RECORDED INFORMATION
.....

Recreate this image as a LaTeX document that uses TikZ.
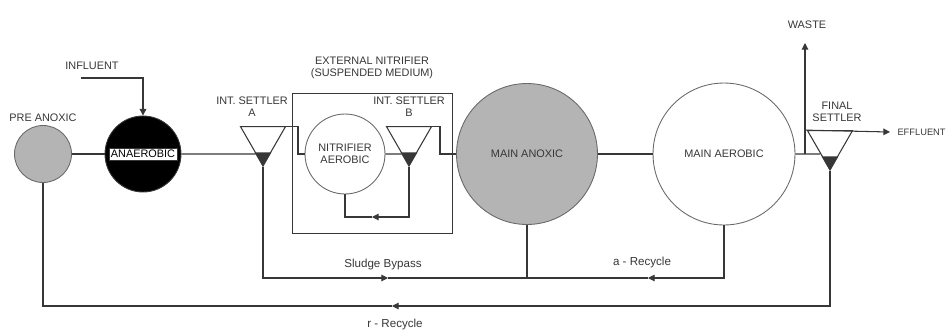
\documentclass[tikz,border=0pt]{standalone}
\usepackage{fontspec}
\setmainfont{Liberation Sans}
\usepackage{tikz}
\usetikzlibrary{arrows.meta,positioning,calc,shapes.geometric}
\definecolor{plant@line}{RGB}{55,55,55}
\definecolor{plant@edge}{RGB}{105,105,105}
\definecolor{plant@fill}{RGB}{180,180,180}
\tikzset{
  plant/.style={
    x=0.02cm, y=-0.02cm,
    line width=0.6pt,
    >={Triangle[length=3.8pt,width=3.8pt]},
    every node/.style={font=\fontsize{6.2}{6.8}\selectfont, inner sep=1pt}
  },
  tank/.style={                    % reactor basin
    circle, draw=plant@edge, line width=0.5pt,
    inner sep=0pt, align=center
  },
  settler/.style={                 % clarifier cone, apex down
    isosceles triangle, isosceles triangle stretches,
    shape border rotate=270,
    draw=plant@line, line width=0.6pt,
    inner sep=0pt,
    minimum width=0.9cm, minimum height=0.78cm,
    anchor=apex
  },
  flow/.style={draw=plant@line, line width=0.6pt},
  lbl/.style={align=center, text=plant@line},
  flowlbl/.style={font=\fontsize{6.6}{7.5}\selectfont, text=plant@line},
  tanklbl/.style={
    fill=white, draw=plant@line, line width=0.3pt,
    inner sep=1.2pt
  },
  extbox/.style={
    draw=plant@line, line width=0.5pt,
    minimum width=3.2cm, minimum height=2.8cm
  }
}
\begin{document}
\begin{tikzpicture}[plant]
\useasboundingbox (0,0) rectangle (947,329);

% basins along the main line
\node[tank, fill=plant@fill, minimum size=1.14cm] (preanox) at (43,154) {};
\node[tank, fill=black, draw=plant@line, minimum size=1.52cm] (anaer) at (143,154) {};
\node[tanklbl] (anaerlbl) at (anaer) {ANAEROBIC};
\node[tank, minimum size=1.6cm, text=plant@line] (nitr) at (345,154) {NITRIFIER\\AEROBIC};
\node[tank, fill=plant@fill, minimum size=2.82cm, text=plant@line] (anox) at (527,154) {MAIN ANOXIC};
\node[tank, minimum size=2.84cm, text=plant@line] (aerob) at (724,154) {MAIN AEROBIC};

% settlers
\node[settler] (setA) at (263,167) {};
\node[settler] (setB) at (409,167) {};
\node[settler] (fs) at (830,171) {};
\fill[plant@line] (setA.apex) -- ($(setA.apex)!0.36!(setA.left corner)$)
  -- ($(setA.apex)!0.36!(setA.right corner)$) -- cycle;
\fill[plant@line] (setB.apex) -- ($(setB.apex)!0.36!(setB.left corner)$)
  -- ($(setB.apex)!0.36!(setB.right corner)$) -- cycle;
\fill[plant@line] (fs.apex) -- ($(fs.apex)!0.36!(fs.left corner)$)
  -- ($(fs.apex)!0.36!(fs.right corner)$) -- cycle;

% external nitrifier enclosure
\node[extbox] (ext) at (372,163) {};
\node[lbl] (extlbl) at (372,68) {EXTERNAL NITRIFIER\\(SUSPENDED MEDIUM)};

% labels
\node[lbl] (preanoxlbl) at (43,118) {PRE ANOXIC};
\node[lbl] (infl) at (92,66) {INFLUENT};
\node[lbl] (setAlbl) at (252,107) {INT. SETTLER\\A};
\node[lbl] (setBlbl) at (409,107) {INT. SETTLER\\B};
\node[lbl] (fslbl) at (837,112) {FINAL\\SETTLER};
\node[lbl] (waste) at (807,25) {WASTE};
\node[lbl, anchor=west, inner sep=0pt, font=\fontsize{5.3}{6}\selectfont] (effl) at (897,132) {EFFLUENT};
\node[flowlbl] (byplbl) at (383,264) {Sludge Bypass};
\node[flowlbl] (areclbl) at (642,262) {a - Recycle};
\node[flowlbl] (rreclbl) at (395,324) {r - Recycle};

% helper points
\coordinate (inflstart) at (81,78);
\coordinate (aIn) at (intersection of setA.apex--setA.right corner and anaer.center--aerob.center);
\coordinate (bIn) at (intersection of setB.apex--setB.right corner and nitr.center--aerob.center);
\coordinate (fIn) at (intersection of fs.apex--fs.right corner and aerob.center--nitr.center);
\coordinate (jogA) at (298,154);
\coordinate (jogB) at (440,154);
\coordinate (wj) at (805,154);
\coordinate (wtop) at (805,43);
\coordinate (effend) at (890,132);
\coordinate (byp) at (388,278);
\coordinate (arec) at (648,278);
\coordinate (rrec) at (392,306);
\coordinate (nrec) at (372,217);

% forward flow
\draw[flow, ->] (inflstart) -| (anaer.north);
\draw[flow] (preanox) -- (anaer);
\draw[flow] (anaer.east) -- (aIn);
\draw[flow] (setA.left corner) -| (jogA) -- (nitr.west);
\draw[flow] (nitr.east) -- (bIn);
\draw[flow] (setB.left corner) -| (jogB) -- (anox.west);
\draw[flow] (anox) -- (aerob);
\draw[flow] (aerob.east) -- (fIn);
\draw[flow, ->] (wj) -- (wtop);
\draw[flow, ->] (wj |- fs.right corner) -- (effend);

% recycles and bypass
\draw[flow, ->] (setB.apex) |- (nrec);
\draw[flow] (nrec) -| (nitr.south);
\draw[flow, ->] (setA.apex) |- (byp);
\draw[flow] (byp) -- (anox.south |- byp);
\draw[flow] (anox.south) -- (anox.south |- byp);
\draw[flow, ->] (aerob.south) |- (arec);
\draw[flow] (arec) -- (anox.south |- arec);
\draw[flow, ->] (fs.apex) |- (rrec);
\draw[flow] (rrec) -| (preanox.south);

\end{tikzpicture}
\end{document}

.....

WORK INSTRUCTIONS
Reproduce the full material exactly, excluding the pictures.

SOLVED PROBLEM
Recreate this image as a LaTeX document that uses TikZ.
\documentclass[tikz,border=0pt]{standalone}
\usepackage{fontspec}
\setmainfont{Liberation Sans}
\usepackage{tikz}
\usetikzlibrary{arrows.meta,positioning,calc,shapes.geometric}
\definecolor{plant@line}{RGB}{55,55,55}
\definecolor{plant@edge}{RGB}{105,105,105}
\definecolor{plant@fill}{RGB}{180,180,180}
\tikzset{
  plant/.style={
    x=0.02cm, y=-0.02cm,
    line width=0.6pt,
    >={Triangle[length=3.8pt,width=3.8pt]},
    every node/.style={font=\fontsize{6.2}{6.8}\selectfont, inner sep=1pt}
  },
  tank/.style={                    % reactor basin
    circle, draw=plant@edge, line width=0.5pt,
    inner sep=0pt, align=center
  },
  settler/.style={                 % clarifier cone, apex down
    isosceles triangle, isosceles triangle stretches,
    shape border rotate=270,
    draw=plant@line, line width=0.6pt,
    inner sep=0pt,
    minimum width=0.9cm, minimum height=0.78cm,
    anchor=apex
  },
  flow/.style={draw=plant@line, line width=0.6pt},
  lbl/.style={align=center, text=plant@line},
  flowlbl/.style={font=\fontsize{6.6}{7.5}\selectfont, text=plant@line},
  tanklbl/.style={
    fill=white, draw=plant@line, line width=0.3pt,
    inner sep=1.2pt
  },
  extbox/.style={
    draw=plant@line, line width=0.5pt,
    minimum width=3.2cm, minimum height=2.8cm
  }
}
\begin{document}
\begin{tikzpicture}[plant]
\useasboundingbox (0,0) rectangle (947,329);

% basins along the main line
\node[tank, fill=plant@fill, minimum size=1.14cm] (preanox) at (43,154) {};
\node[tank, fill=black, draw=plant@line, minimum size=1.52cm] (anaer) at (143,154) {};
\node[tanklbl] (anaerlbl) at (anaer) {ANAEROBIC};
\node[tank, minimum size=1.6cm, text=plant@line] (nitr) at (345,154) {NITRIFIER\\AEROBIC};
\node[tank, fill=plant@fill, minimum size=2.82cm, text=plant@line] (anox) at (527,154) {MAIN ANOXIC};
\node[tank, minimum size=2.84cm, text=plant@line] (aerob) at (724,154) {MAIN AEROBIC};

% settlers
\node[settler] (setA) at (263,167) {};
\node[settler] (setB) at (409,167) {};
\node[settler] (fs) at (830,171) {};
\fill[plant@line] (setA.apex) -- ($(setA.apex)!0.36!(setA.left corner)$)
  -- ($(setA.apex)!0.36!(setA.right corner)$) -- cycle;
\fill[plant@line] (setB.apex) -- ($(setB.apex)!0.36!(setB.left corner)$)
  -- ($(setB.apex)!0.36!(setB.right corner)$) -- cycle;
\fill[plant@line] (fs.apex) -- ($(fs.apex)!0.36!(fs.left corner)$)
  -- ($(fs.apex)!0.36!(fs.right corner)$) -- cycle;

% external nitrifier enclosure
\node[extbox] (ext) at (372,163) {};
\node[lbl] (extlbl) at (372,68) {EXTERNAL NITRIFIER\\(SUSPENDED MEDIUM)};

% labels
\node[lbl] (preanoxlbl) at (43,118) {PRE ANOXIC};
\node[lbl] (infl) at (92,66) {INFLUENT};
\node[lbl] (setAlbl) at (252,107) {INT. SETTLER\\A};
\node[lbl] (setBlbl) at (409,107) {INT. SETTLER\\B};
\node[lbl] (fslbl) at (837,112) {FINAL\\SETTLER};
\node[lbl] (waste) at (807,25) {WASTE};
\node[lbl, anchor=west, inner sep=0pt, font=\fontsize{5.3}{6}\selectfont] (effl) at (897,132) {EFFLUENT};
\node[flowlbl] (byplbl) at (383,264) {Sludge Bypass};
\node[flowlbl] (areclbl) at (642,262) {a - Recycle};
\node[flowlbl] (rreclbl) at (395,324) {r - Recycle};

% helper points
\coordinate (inflstart) at (81,78);
\coordinate (aIn) at (intersection of setA.apex--setA.right corner and anaer.center--aerob.center);
\coordinate (bIn) at (intersection of setB.apex--setB.right corner and nitr.center--aerob.center);
\coordinate (fIn) at (intersection of fs.apex--fs.right corner and aerob.center--nitr.center);
\coordinate (jogA) at (298,154);
\coordinate (jogB) at (440,154);
\coordinate (wj) at (805,154);
\coordinate (wtop) at (805,43);
\coordinate (effend) at (890,132);
\coordinate (byp) at (388,278);
\coordinate (arec) at (648,278);
\coordinate (rrec) at (392,306);
\coordinate (nrec) at (372,217);

% forward flow
\draw[flow, ->] (inflstart) -| (anaer.north);
\draw[flow] (preanox) -- (anaer);
\draw[flow] (anaer.east) -- (aIn);
\draw[flow] (setA.left corner) -| (jogA) -- (nitr.west);
\draw[flow] (nitr.east) -- (bIn);
\draw[flow] (setB.left corner) -| (jogB) -- (anox.west);
\draw[flow] (anox) -- (aerob);
\draw[flow] (aerob.east) -- (fIn);
\draw[flow, ->] (wj) -- (wtop);
\draw[flow, ->] (wj |- fs.right corner) -- (effend);

% recycles and bypass
\draw[flow, ->] (setB.apex) |- (nrec);
\draw[flow] (nrec) -| (nitr.south);
\draw[flow, ->] (setA.apex) |- (byp);
\draw[flow] (byp) -- (anox.south |- byp);
\draw[flow] (anox.south) -- (anox.south |- byp);
\draw[flow, ->] (aerob.south) |- (arec);
\draw[flow] (arec) -- (anox.south |- arec);
\draw[flow, ->] (fs.apex) |- (rrec);
\draw[flow] (rrec) -| (preanox.south);

\end{tikzpicture}
\end{document}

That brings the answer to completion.